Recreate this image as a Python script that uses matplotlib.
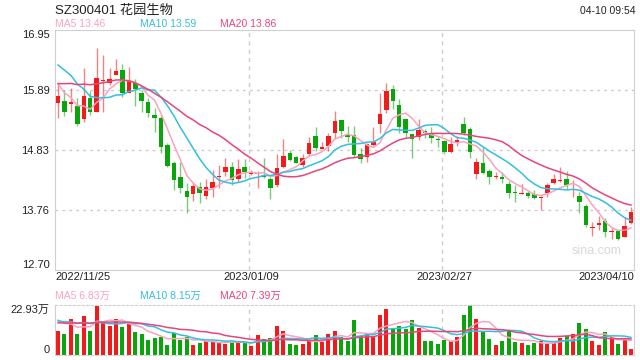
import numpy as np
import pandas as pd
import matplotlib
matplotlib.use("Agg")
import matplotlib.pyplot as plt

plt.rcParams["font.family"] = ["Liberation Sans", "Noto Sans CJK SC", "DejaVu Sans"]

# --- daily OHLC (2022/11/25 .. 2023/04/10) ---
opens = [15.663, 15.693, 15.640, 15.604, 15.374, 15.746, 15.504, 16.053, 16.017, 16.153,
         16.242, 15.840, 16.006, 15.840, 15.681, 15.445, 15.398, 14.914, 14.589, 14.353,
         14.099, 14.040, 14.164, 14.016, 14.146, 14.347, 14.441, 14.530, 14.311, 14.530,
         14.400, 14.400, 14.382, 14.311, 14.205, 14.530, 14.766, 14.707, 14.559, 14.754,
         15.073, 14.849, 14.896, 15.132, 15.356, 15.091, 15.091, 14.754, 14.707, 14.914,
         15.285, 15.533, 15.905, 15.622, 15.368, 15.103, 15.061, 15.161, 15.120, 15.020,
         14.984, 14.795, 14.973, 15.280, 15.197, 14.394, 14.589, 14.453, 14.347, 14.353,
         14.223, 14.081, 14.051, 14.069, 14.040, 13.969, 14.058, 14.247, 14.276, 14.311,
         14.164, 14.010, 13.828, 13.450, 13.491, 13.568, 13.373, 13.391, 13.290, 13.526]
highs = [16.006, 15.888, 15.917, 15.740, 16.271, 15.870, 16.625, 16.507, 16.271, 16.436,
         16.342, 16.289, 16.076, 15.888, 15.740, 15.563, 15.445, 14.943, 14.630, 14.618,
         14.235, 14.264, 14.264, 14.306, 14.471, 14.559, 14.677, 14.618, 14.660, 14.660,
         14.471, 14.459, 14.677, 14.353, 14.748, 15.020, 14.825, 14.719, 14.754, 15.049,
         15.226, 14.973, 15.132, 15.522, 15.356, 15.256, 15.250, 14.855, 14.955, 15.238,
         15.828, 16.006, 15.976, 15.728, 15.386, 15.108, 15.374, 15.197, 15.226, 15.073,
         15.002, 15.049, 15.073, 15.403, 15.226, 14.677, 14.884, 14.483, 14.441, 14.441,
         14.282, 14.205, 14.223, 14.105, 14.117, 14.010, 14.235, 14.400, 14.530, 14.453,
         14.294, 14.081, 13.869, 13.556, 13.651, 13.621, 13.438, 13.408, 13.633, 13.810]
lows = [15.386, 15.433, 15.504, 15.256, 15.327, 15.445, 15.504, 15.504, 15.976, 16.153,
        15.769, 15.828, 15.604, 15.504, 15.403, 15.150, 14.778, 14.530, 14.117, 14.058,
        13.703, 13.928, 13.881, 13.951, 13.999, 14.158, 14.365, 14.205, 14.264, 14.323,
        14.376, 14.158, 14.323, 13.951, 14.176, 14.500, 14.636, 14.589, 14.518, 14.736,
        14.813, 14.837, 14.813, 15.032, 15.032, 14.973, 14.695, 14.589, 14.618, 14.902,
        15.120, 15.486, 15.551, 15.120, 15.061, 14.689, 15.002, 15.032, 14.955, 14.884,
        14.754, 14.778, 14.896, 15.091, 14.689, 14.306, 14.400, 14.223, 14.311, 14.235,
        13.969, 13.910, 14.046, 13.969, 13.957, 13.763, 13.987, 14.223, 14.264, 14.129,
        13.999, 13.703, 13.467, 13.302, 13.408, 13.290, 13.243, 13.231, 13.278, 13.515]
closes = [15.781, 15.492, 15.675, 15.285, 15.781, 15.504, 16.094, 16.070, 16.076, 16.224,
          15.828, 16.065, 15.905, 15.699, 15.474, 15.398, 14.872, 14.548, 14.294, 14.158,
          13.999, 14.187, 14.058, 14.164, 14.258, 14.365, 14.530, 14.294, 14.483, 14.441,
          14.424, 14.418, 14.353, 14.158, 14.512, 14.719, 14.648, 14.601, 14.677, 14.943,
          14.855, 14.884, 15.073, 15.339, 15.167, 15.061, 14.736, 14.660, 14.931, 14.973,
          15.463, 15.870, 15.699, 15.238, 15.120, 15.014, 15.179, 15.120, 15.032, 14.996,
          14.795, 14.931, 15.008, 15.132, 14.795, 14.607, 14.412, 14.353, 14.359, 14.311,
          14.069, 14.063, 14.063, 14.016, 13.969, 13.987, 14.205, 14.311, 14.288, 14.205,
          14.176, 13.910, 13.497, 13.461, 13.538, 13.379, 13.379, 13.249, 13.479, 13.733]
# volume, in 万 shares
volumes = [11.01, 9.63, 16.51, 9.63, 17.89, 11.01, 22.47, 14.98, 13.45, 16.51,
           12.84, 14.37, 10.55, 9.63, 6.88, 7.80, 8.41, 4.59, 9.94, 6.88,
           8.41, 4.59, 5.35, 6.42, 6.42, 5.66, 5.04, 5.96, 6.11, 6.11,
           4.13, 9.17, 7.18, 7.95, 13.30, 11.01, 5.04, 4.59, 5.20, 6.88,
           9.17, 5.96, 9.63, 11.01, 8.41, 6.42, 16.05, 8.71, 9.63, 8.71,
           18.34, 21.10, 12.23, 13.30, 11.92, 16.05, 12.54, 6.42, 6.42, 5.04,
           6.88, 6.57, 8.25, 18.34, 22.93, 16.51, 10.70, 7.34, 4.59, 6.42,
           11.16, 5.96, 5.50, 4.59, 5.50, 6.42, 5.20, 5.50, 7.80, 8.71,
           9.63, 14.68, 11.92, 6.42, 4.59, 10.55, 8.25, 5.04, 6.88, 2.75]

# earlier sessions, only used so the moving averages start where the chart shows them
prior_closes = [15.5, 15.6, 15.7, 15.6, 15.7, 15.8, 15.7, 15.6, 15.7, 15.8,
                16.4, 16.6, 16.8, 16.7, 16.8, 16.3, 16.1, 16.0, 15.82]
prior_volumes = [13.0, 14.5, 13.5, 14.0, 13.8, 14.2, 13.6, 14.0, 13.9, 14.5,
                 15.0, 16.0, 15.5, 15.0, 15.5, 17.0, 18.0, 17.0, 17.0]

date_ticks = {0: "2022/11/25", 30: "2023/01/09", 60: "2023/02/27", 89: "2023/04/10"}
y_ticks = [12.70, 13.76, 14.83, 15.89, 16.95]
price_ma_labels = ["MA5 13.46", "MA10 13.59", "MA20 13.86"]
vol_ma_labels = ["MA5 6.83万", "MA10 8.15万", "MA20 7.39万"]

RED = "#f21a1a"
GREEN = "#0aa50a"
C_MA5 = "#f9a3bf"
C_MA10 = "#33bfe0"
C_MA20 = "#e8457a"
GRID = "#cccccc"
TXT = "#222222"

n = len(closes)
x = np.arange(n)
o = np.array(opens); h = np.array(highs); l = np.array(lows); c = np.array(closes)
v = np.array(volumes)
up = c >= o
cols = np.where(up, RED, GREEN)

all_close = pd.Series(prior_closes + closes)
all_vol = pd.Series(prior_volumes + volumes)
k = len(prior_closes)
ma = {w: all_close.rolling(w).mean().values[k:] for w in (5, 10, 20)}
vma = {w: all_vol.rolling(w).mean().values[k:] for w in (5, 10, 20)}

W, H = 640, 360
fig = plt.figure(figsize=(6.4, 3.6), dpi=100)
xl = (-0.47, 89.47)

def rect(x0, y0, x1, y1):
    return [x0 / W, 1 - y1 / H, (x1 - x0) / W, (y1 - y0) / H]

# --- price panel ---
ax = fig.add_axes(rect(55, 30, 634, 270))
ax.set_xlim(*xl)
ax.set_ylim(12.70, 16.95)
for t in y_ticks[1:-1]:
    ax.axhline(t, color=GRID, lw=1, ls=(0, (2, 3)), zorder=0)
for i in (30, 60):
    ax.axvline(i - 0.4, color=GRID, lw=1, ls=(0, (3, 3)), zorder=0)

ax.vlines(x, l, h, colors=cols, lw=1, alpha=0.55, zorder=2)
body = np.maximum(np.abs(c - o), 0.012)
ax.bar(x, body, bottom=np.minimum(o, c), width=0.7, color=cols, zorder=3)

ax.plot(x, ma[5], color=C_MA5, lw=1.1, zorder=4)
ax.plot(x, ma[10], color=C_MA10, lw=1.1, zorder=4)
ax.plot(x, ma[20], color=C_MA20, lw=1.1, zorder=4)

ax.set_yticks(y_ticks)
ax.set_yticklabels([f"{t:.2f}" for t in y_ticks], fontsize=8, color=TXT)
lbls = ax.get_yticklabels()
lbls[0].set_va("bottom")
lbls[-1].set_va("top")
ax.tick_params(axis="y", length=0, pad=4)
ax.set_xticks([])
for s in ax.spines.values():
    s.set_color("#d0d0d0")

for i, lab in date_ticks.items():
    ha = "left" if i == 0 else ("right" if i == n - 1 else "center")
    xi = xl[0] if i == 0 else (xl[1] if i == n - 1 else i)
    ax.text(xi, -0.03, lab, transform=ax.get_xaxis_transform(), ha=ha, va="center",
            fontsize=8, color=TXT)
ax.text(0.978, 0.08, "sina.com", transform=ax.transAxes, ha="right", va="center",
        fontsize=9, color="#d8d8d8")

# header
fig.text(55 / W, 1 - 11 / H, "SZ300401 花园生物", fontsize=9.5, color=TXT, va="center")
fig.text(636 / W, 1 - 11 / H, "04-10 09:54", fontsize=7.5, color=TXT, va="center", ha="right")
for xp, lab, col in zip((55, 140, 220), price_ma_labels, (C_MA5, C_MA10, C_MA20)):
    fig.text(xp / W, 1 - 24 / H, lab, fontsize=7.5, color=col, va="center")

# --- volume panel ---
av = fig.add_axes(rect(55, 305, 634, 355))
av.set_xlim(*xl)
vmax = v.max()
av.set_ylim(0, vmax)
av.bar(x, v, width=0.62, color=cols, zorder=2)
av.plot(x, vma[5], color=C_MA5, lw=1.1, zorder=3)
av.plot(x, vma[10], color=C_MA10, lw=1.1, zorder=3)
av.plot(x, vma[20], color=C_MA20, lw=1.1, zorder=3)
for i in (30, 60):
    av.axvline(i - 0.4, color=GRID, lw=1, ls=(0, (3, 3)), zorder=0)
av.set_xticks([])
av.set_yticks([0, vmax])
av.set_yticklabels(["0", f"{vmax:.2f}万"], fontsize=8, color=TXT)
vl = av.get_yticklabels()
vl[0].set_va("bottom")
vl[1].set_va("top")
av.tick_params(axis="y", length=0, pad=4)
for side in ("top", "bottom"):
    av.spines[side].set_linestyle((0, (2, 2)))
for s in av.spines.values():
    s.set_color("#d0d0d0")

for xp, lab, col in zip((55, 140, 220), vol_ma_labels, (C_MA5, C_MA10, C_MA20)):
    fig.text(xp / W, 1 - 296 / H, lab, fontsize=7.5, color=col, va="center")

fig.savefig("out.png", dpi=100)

Your task: Identify every line above with the string "matplotlib" in it. Copy those lines.

Output of the exercise:
Recreate this image as a Python script that uses matplotlib.
import matplotlib
matplotlib.use("Agg")
import matplotlib.pyplot as plt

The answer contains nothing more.